While I hope that you will do whatever is right for you in regards to what, and how you write on your blog; I'm glad to see you writing. There is power in sharing our story - for ourselves, and for others. It doesn't have to be as dramatic as the image of Nick to be powerful... any connection can change us.

I get a sense of hope when reading this post... a commitment to the work still ahead of you, and a gratefulness to the work already done...

Take care,
CG

Paul said:

Thank you to everyone for the kind comments. Yes, there is hope in this post. Though it's been hard to hold onto. I guess one thing I didn't say is the flip side of sharing our story. That none of us can heal if we are silent. Even sharing our story with ourself is a big step (because that's the step to acknowledging). We build connections one link at a time.

OneSurvivor said:

Thank you for sharing this. It is a powerful reminder to make a difference in some way.

Ivory said:

I, too, have avoided my blog in hopes of averting someones curiosity about who I "really" am.
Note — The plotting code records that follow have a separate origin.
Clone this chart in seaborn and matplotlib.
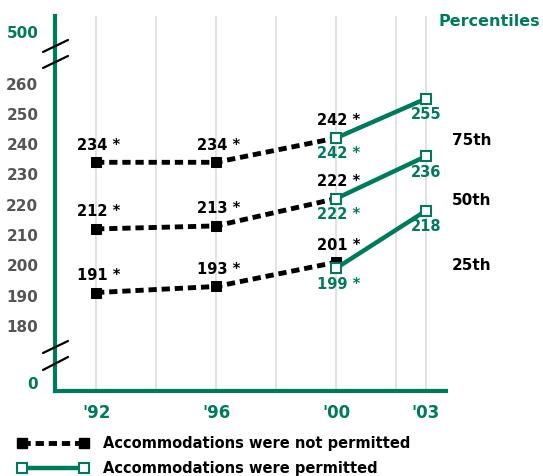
import seaborn as sns
import matplotlib.pyplot as plt
from matplotlib.lines import Line2D

# data
years_not = [1992, 1996, 2000]
years_perm = [2000, 2003]
percentiles = ["25th", "50th", "75th"]
not_permitted = {"25th": [191, 193, 201], "50th": [212, 213, 222], "75th": [234, 234, 242]}
permitted = {"25th": [199, 218], "50th": [222, 236], "75th": [242, 255]}
perm_star = [True, False]
year_ticks = [1992, 1996, 2000, 2003]
year_labels = ["'92", "'96", "'00", "'03"]
grid_years = [1992, 1994, 1996, 1998, 2000, 2002, 2003]
y_values = [180, 190, 200, 210, 220, 230, 240, 250, 260]

GREEN = "#007a5c"
GRAY = "#555555"
W, H = 543, 476

sns.set_style("white")
plt.rcParams["font.family"] = ["Liberation Sans Narrow", "DejaVu Sans Condensed", "DejaVu Sans"]
plt.rcParams["font.weight"] = "bold"
plt.rcParams["text.color"] = "black"

fig = plt.figure(figsize=(W / 100, H / 100), dpi=100)
ax = fig.add_axes([55 / W, 1 - 391 / H, (446 - 55) / W, (391 - 16) / H])

for p in percentiles:
    sns.lineplot(x=years_not, y=not_permitted[p], ax=ax, color="black", lw=3.5,
                 linestyle=(0, (1.7, 1.0)), marker="s", markersize=7.5,
                 markeredgecolor="black", zorder=3)
    sns.lineplot(x=years_perm, y=permitted[p], ax=ax, color=GREEN, lw=3.2,
                 marker="s", markersize=7, markerfacecolor="white",
                 markeredgecolor=GREEN, markeredgewidth=1.5, zorder=4)
    for x, y in zip(years_not, not_permitted[p]):
        ax.annotate(f"{y} *", (x, y), xytext=(2, 7), textcoords="offset points",
                    ha="center", va="bottom", fontsize=10.5, color="black")
    for x, y, s in zip(years_perm, permitted[p], perm_star):
        ax.annotate(f"{y} *" if s else f"{y}", (x, y), xytext=(2 if s else 0, -6),
                    textcoords="offset points", ha="center", va="top",
                    fontsize=10.5, color=GREEN)

ax.set_xlim(1990.63, 2003.67)
ax.set_ylim(158.5, 282.3)
ax.set_xticks(year_ticks)
ax.set_xticklabels(year_labels, color=GREEN, fontsize=12, fontweight="bold")
ax.set_xticks(grid_years, minor=True)
ax.xaxis.grid(True, which="both", color="#dddddd", lw=1.2)
ax.yaxis.grid(False)
ax.set_yticks([161] + y_values + [277])
ax.set_yticklabels(["0"] + [str(v) for v in y_values] + ["500"], fontsize=11)
for lab in ax.get_yticklabels():
    lab.set_color(GREEN if lab.get_text() in ("0", "500") else GRAY)
ax.tick_params(length=0, pad=12)
ax.tick_params(axis="x", pad=9)
ax.set_xlabel("")
ax.set_ylabel("")
for s in ("top", "right"):
    ax.spines[s].set_visible(False)
for s in ("left", "bottom"):
    ax.spines[s].set_color(GREEN)
    ax.spines[s].set_linewidth(3)


def fig_line(x0, y0, x1, y1):
    fig.add_artist(Line2D([x0 / W, x1 / W], [1 - y0 / H, 1 - y1 / H],
                          color="black", lw=1.6))


# axis breaks
fig_line(43, 52, 68, 40)
fig_line(43, 68, 68, 56)
fig_line(43, 353, 68, 341)
fig_line(43, 370, 68, 357)

fig.text(540 / W, 1 - 22 / H, "Percentiles", color=GREEN, fontsize=11.5,
         ha="right", va="center")
for txt, ypx in zip(["75th", "50th", "25th"], [140, 200, 265]):
    fig.text(452 / W, 1 - ypx / H, txt, color="black", fontsize=11, ha="left", va="center")

handles = [
    Line2D([], [], color="black", lw=3.5, linestyle=(0, (1.7, 1.0)), marker="s",
           markersize=7.5),
    Line2D([], [], color=GREEN, lw=3.2, marker="s", markersize=7,
           markerfacecolor="white", markeredgecolor=GREEN, markeredgewidth=1.5),
]
fig.legend(handles, ["Accommodations were not permitted", "Accommodations were permitted"],
           loc="upper left", bbox_to_anchor=(10 / W, 1 - 429 / H), frameon=False,
           numpoints=2, handlelength=4.9, fontsize=10.5, labelspacing=0.65,
           handletextpad=1.0, borderpad=0, labelcolor="black")

fig.savefig("out.png", dpi=100)
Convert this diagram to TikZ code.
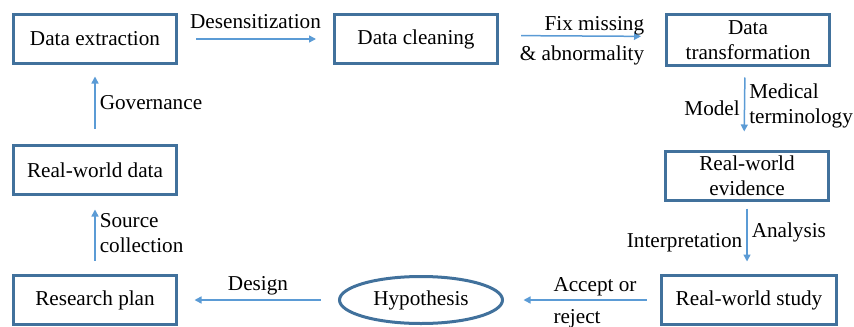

Truth is, if anyone in my workplace found out about my mental issues, I'd be canned. Yet, in the field I'm in, nearly everyone of us has abuse stories - that's how we are so good at what we do. We have been there. I don't think it's embarrassment that keeps us from writing here if someone knew us, but the stigmatism that comes from the result of lack of knowledge about our problems. -- no one wants to really know about it, yet they all have an opinion once the damage is already done... Hang in there.